Deck Building Permits

Photo: William Warby/Flickr

The great thing about building a deck is that you can create an inviting outdoor spot in a relatively short time. Before you can break ground, however, you might have to pull a permit. Local building authorities enforce design and structure conformity to varying degrees. Every community is a little different. If you live in a rural area, you might not even need a permit, but if you live in a city where construction is strictly regulated, you might have to jump through some hoops to get your permit.

First Things First

Save yourself a lot of heartache and call your local building authority to find out if you need a deck permit. If you do, go down to their offices and pick up a regulation sheet before you settle on a plan for your deck. If you live in a newer subdivision, covenants or a Homeowners Association (HOA) might further regulate your deck. If that’s the case, your local building authority won’t issue your permit until the subdivision committee or the HOA approves the deck plans.


In many communities, the biggest factor in getting your deck plan approved is its proposed location. It might not seem like it should be that big of a deal, but your community has rules concerning whether you can construct a deck over underground utility lines or in easements, and how close the deck can be to your property line. Most communities have fire codes that prohibit building anything within a specified distance from the side property lines to reduce the risk of fire spreading from one residence to the next. You can get a print of your house and lot from the building authority. Use that to sketch out where you want to build your new deck.

Structural Aspects

If you live way out in the boonies where there are no codes regulating decks, and you build a substandard deck that falls over next year – that’s your privilege -- and your problem. City administrators and neighbors, however, tend to look down their noses at wobbly eyesores that present safety issues. If your community regulates the structural aspects of your deck, you will probably have to set the deck posts in concrete for stability.

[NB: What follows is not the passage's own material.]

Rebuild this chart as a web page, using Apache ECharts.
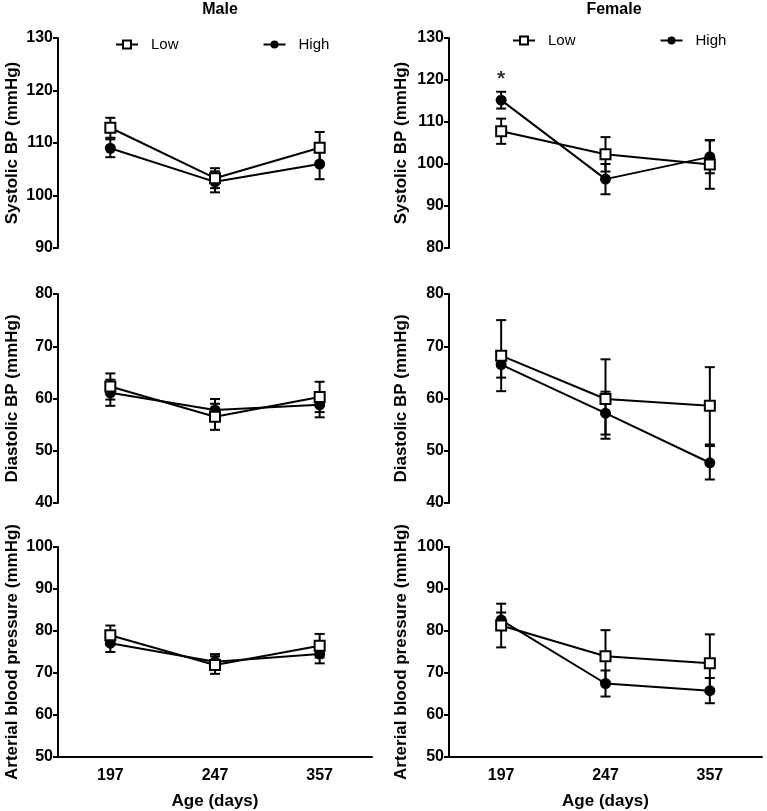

The stairs leading to the deck should have a handrail. Balusters on the deck railing should be no farther apart than 4 inches. Your city inspector will probably carry a small, 4-inch ball in his pocket to test the spacing of the balusters. If the ball slips though easily, you’ll have to take the railing off and reposition the balusters. Baluster spacing reflects a national code that many communities adopt because small children have slipped through spaces wider than 4 inches. If your deck floor will be higher than 2.5 feet above the ground, the railing should be at least 36 inches high.

Steep stairs leading to the deck could throw a monkey wrench in the permit process. To be on the safe side, use the 7-11 Stair Rule. The stair rise, which is the height from one step to the next, should be a maximum of 7 inches high. The stair tread, which is the flat board you step on, should be at least 11 inches deep. Not all communities regulate deck stairs, but if yours does, employing the 7-11 Stair Rule will help you get your plan approved. The risk of falling increases with steeper stairs.

Other structural factors that might figure into the permit process include using adequate dimensional lumber in the construction of the deck. This will vary by the configuration of your deck, but in general, your building authority will want to make sure you’re using joists that can structurally accommodate the distance they span. If you’re building a large deck, you might have to use laminated or engineered joists that can span greater distances than wood joists can without sagging.

If you’re connecting the new deck to your house or garage, the way you connect it might be an issue because you’ll probably have to remove some siding and attach a ledger board to your home’s rim joist for support. One of the conditions of your permit will probably be to attach the ledger board with a specific diameter of screw or bolt, and a specific bolt pattern. Local codes often require attaching the ledger board in a manner that allows it to support the weight of the deck on that side.

Getting Your Plan Approved

Unless you’re a structural designer, you’ll be money ahead by having someone with design and construction experience draw your deck plans. Many plans you can purchase commercially already comply with national regulations. The American Wood Council publishes the Prescriptive Residential Wood Deck Construction Guide based on International Residential Code (IRC).

In some communities, part of the permit-approval process includes listing the contractor that will build the deck. You can usually minimize permit-related confusion by consulting with a reputable local contractor early in the design phase. Unless you plan to build the deck yourself, a local contractor should already know what codes will apply to your deck and should be able to successfully present the plans to an HOA committee and to your building authority.

While all this might seem overwhelming if you’re not familiar with construction practices, keep in mind that unless there is an outright ban on decks in your neighborhood, there’s a very good chance that you will be able to have your plan approved, even if you have to tweak it a bit along the way.